### YOUR TASK:
Word for word, print each line of the listing below; pictures stay out.

### DATA:
════════════════

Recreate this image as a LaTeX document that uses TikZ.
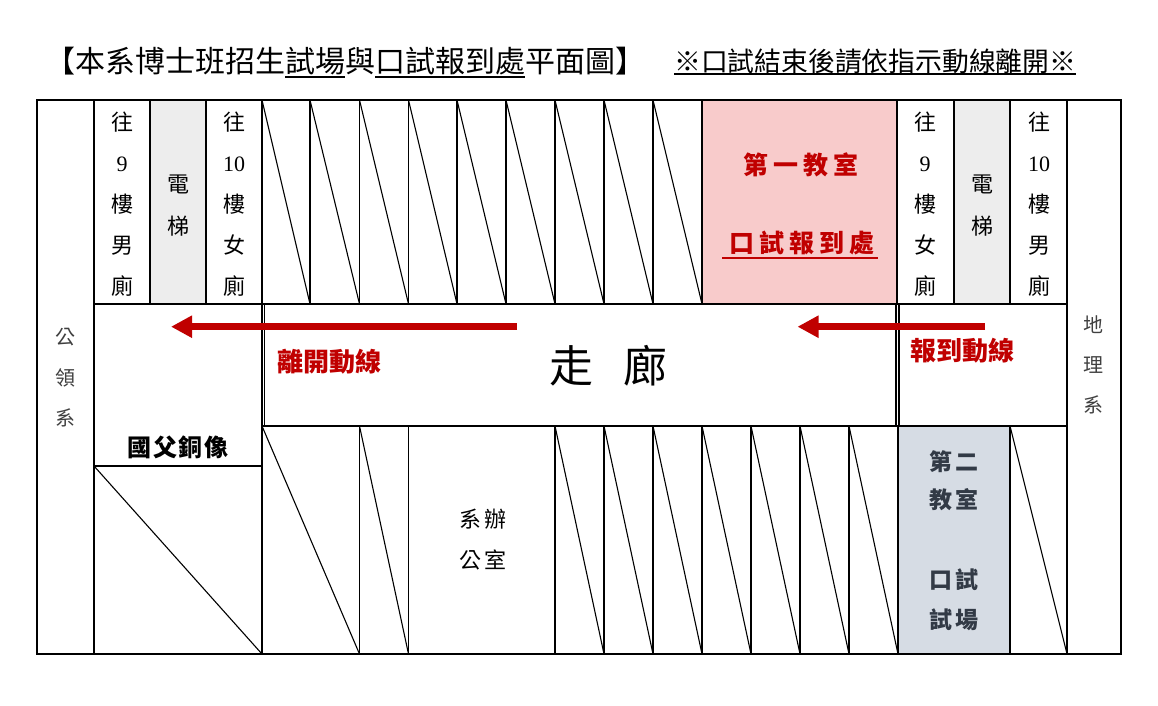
\documentclass[tikz,border=0pt]{standalone}
\usepackage{fontspec}
\newfontfamily\cjk{Noto Sans CJK TC}
\newfontfamily\dig{Liberation Serif}
\usetikzlibrary{arrows.meta}
\definecolor{pinkroom}{HTML}{F8CBCB}
\definecolor{liftgray}{HTML}{EDEDED}
\definecolor{bluegray}{HTML}{D6DCE4}
\definecolor{darkred}{HTML}{C00000}
\definecolor{slatetext}{HTML}{323A46}
\definecolor{sidegray}{HTML}{404040}
\tikzset{
  wall/.style={line width=1.5pt, draw=black},
  diag/.style={line width=1.1pt, draw=black},
  lbl/.style={inner sep=0pt, align=center, font=\cjk},
  redarrow/.style={line width=7pt, draw=darkred, -{Triangle[length=21pt,width=21pt]}},
}
\begin{document}
\begin{tikzpicture}[x=1pt,y=-1pt]
\useasboundingbox[fill=white] (0,0) rectangle (1158,706);
% fills
\fill[liftgray] (150,100) rectangle (206,304);
\fill[liftgray] (954,100) rectangle (1010,304);
\fill[pinkroom] (702,100) rectangle (897,304);
\fill[bluegray] (898,426) rectangle (1010,654);
% outer wall and side columns
\draw[wall] (37,100) rectangle (1121,654);
\draw[wall] (94,100) -- (94,654);
\draw[wall] (1067,100) -- (1067,654);
% top row
\draw[wall] (94,304) -- (1067,304);
\foreach \x in {150,206,262,310,359.5,408.5,457,506,555,604,653,702,897,954,1010}
  \draw[wall] (\x,100) -- (\x,304);
\foreach \a/\b in {262/310,310/359.5,359.5/408.5,408.5/457,457/506,506/555,555/604,604/653,653/702}
  \draw[diag] (\a,100) -- (\b,304);
% corridor level
\draw[wall] (94,304) rectangle (262,466);
\draw[wall] (264.5,304) rectangle (896,426);
\draw[wall] (899,304) rectangle (1067,426);
\draw[wall] (262,426) -- (1067,426);
% bottom row
\draw[wall] (262,304) -- (262,654);
\foreach \x in {359.5,408.5,555,604,653,702,751,800,849,898,1010}
  \draw[wall] (\x,426) -- (\x,654);
\foreach \a/\b in {262/359.5,359.5/408.5,555/604,604/653,653/702,702/751,751/800,800/849,849/898,1010/1067}
  \draw[diag] (\a,426) -- (\b,654);
\draw[diag] (94,466) -- (262,654);
% titles
\node[lbl, anchor=west, font=\cjk\fontsize{30}{30}\selectfont] (title) at (45,61) {【本系博士班招生試場與口試報到處平面圖】};
\draw[line width=1.5pt] (285,77) -- (345,77);
\draw[line width=1.5pt] (375,77) -- (525,77);
\node[lbl, anchor=west, font=\cjk\fontsize{26.8}{26.8}\selectfont] (note) at (674,61) {※口試結束後請依指示動線離開※};
\draw[line width=1.2pt] (674,74) -- (1076,74);
% top row labels
\node[lbl, font=\cjk\fontsize{22}{41}\selectfont] (wc9l) at (122,204) {往\\{\dig 9}\\樓\\男\\廁};
\node[lbl, font=\cjk\fontsize{22}{42}\selectfont] (liftl) at (178,206) {電\\梯};
\node[lbl, font=\cjk\fontsize{22}{41}\selectfont] (wc10l) at (234,204) {往\\{\dig 10}\\樓\\女\\廁};
\node[lbl, font=\cjk\fontsize{22}{41}\selectfont] (wc9r) at (925,204) {往\\{\dig 9}\\樓\\女\\廁};
\node[lbl, font=\cjk\fontsize{22}{42}\selectfont] (liftr) at (982,206) {電\\梯};
\node[lbl, font=\cjk\fontsize{22}{41}\selectfont] (wc10r) at (1039,204) {往\\{\dig 10}\\樓\\男\\廁};
\node[lbl, text=darkred, font=\cjk\bfseries\fontsize{25}{25}\selectfont] (room1) at (801,165) {第\hspace{5pt}一\hspace{5pt}教\hspace{5pt}室};
\node[lbl, text=darkred, font=\cjk\bfseries\fontsize{25}{25}\selectfont] (checkin) at (802,243) {口\hspace{5pt}試\hspace{5pt}報\hspace{5pt}到\hspace{5pt}處};
\draw[darkred, line width=1.6pt] (722,258) -- (878,258);
% side labels
\node[lbl, text=sidegray, font=\cjk\fontsize{20}{40.5}\selectfont] (gonglin) at (65,378) {公\\領\\系};
\node[lbl, text=sidegray, font=\cjk\fontsize{20}{40}\selectfont] (geo) at (1093,365) {地\\理\\系};
% corridor
\node[lbl, font=\cjk\fontsize{44}{44}\selectfont] (corr) at (608.5,366) {走\hspace{31pt}廊};
\node[lbl, text=darkred, font=\cjk\bfseries\fontsize{26}{26}\selectfont] (leave) at (329,362) {離開動線};
\node[lbl, text=darkred, font=\cjk\bfseries\fontsize{26}{26}\selectfont] (arrive) at (962,351) {報到動線};
\node[lbl, font=\cjk\bfseries\fontsize{24}{24}\selectfont] (statue) at (178,447) {國\hspace{1.5pt}父\hspace{1.5pt}銅\hspace{1.5pt}像};
% bottom row labels
\node[lbl, font=\cjk\fontsize{22}{41}\selectfont] (office) at (483,540) {系\hspace{3pt}辦\\公\hspace{3pt}室};
\node[lbl, text=slatetext, font=\cjk\bfseries\fontsize{23}{38}\selectfont] (room2) at (954,481) {第\hspace{3pt}二\\教\hspace{3pt}室};
\node[lbl, text=slatetext, font=\cjk\bfseries\fontsize{23}{40}\selectfont] (exam) at (954,600) {口\hspace{3pt}試\\試\hspace{3pt}場};
% arrows
\coordinate (leaveS) at (517,326.7);
\coordinate (leaveE) at (171,326.7);
\coordinate (arriveS) at (985,326.7);
\coordinate (arriveE) at (797.5,326.7);
\draw[redarrow] (leaveS) -- (leaveE);
\draw[redarrow] (arriveS) -- (arriveE);
\end{tikzpicture}
\end{document}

════════════════

### TASK SOLUTION:
Recreate this image as a LaTeX document that uses TikZ.
\documentclass[tikz,border=0pt]{standalone}
\usepackage{fontspec}
\newfontfamily\cjk{Noto Sans CJK TC}
\newfontfamily\dig{Liberation Serif}
\usetikzlibrary{arrows.meta}
\definecolor{pinkroom}{HTML}{F8CBCB}
\definecolor{liftgray}{HTML}{EDEDED}
\definecolor{bluegray}{HTML}{D6DCE4}
\definecolor{darkred}{HTML}{C00000}
\definecolor{slatetext}{HTML}{323A46}
\definecolor{sidegray}{HTML}{404040}
\tikzset{
  wall/.style={line width=1.5pt, draw=black},
  diag/.style={line width=1.1pt, draw=black},
  lbl/.style={inner sep=0pt, align=center, font=\cjk},
  redarrow/.style={line width=7pt, draw=darkred, -{Triangle[length=21pt,width=21pt]}},
}
\begin{document}
\begin{tikzpicture}[x=1pt,y=-1pt]
\useasboundingbox[fill=white] (0,0) rectangle (1158,706);
% fills
\fill[liftgray] (150,100) rectangle (206,304);
\fill[liftgray] (954,100) rectangle (1010,304);
\fill[pinkroom] (702,100) rectangle (897,304);
\fill[bluegray] (898,426) rectangle (1010,654);
% outer wall and side columns
\draw[wall] (37,100) rectangle (1121,654);
\draw[wall] (94,100) -- (94,654);
\draw[wall] (1067,100) -- (1067,654);
% top row
\draw[wall] (94,304) -- (1067,304);
\foreach \x in {150,206,262,310,359.5,408.5,457,506,555,604,653,702,897,954,1010}
  \draw[wall] (\x,100) -- (\x,304);
\foreach \a/\b in {262/310,310/359.5,359.5/408.5,408.5/457,457/506,506/555,555/604,604/653,653/702}
  \draw[diag] (\a,100) -- (\b,304);
% corridor level
\draw[wall] (94,304) rectangle (262,466);
\draw[wall] (264.5,304) rectangle (896,426);
\draw[wall] (899,304) rectangle (1067,426);
\draw[wall] (262,426) -- (1067,426);
% bottom row
\draw[wall] (262,304) -- (262,654);
\foreach \x in {359.5,408.5,555,604,653,702,751,800,849,898,1010}
  \draw[wall] (\x,426) -- (\x,654);
\foreach \a/\b in {262/359.5,359.5/408.5,555/604,604/653,653/702,702/751,751/800,800/849,849/898,1010/1067}
  \draw[diag] (\a,426) -- (\b,654);
\draw[diag] (94,466) -- (262,654);
% titles
\node[lbl, anchor=west, font=\cjk\fontsize{30}{30}\selectfont] (title) at (45,61) {【本系博士班招生試場與口試報到處平面圖】};
\draw[line width=1.5pt] (285,77) -- (345,77);
\draw[line width=1.5pt] (375,77) -- (525,77);
\node[lbl, anchor=west, font=\cjk\fontsize{26.8}{26.8}\selectfont] (note) at (674,61) {※口試結束後請依指示動線離開※};
\draw[line width=1.2pt] (674,74) -- (1076,74);
% top row labels
\node[lbl, font=\cjk\fontsize{22}{41}\selectfont] (wc9l) at (122,204) {往\\{\dig 9}\\樓\\男\\廁};
\node[lbl, font=\cjk\fontsize{22}{42}\selectfont] (liftl) at (178,206) {電\\梯};
\node[lbl, font=\cjk\fontsize{22}{41}\selectfont] (wc10l) at (234,204) {往\\{\dig 10}\\樓\\女\\廁};
\node[lbl, font=\cjk\fontsize{22}{41}\selectfont] (wc9r) at (925,204) {往\\{\dig 9}\\樓\\女\\廁};
\node[lbl, font=\cjk\fontsize{22}{42}\selectfont] (liftr) at (982,206) {電\\梯};
\node[lbl, font=\cjk\fontsize{22}{41}\selectfont] (wc10r) at (1039,204) {往\\{\dig 10}\\樓\\男\\廁};
\node[lbl, text=darkred, font=\cjk\bfseries\fontsize{25}{25}\selectfont] (room1) at (801,165) {第\hspace{5pt}一\hspace{5pt}教\hspace{5pt}室};
\node[lbl, text=darkred, font=\cjk\bfseries\fontsize{25}{25}\selectfont] (checkin) at (802,243) {口\hspace{5pt}試\hspace{5pt}報\hspace{5pt}到\hspace{5pt}處};
\draw[darkred, line width=1.6pt] (722,258) -- (878,258);
% side labels
\node[lbl, text=sidegray, font=\cjk\fontsize{20}{40.5}\selectfont] (gonglin) at (65,378) {公\\領\\系};
\node[lbl, text=sidegray, font=\cjk\fontsize{20}{40}\selectfont] (geo) at (1093,365) {地\\理\\系};
% corridor
\node[lbl, font=\cjk\fontsize{44}{44}\selectfont] (corr) at (608.5,366) {走\hspace{31pt}廊};
\node[lbl, text=darkred, font=\cjk\bfseries\fontsize{26}{26}\selectfont] (leave) at (329,362) {離開動線};
\node[lbl, text=darkred, font=\cjk\bfseries\fontsize{26}{26}\selectfont] (arrive) at (962,351) {報到動線};
\node[lbl, font=\cjk\bfseries\fontsize{24}{24}\selectfont] (statue) at (178,447) {國\hspace{1.5pt}父\hspace{1.5pt}銅\hspace{1.5pt}像};
% bottom row labels
\node[lbl, font=\cjk\fontsize{22}{41}\selectfont] (office) at (483,540) {系\hspace{3pt}辦\\公\hspace{3pt}室};
\node[lbl, text=slatetext, font=\cjk\bfseries\fontsize{23}{38}\selectfont] (room2) at (954,481) {第\hspace{3pt}二\\教\hspace{3pt}室};
\node[lbl, text=slatetext, font=\cjk\bfseries\fontsize{23}{40}\selectfont] (exam) at (954,600) {口\hspace{3pt}試\\試\hspace{3pt}場};
% arrows
\coordinate (leaveS) at (517,326.7);
\coordinate (leaveE) at (171,326.7);
\coordinate (arriveS) at (985,326.7);
\coordinate (arriveE) at (797.5,326.7);
\draw[redarrow] (leaveS) -- (leaveE);
\draw[redarrow] (arriveS) -- (arriveE);
\end{tikzpicture}
\end{document}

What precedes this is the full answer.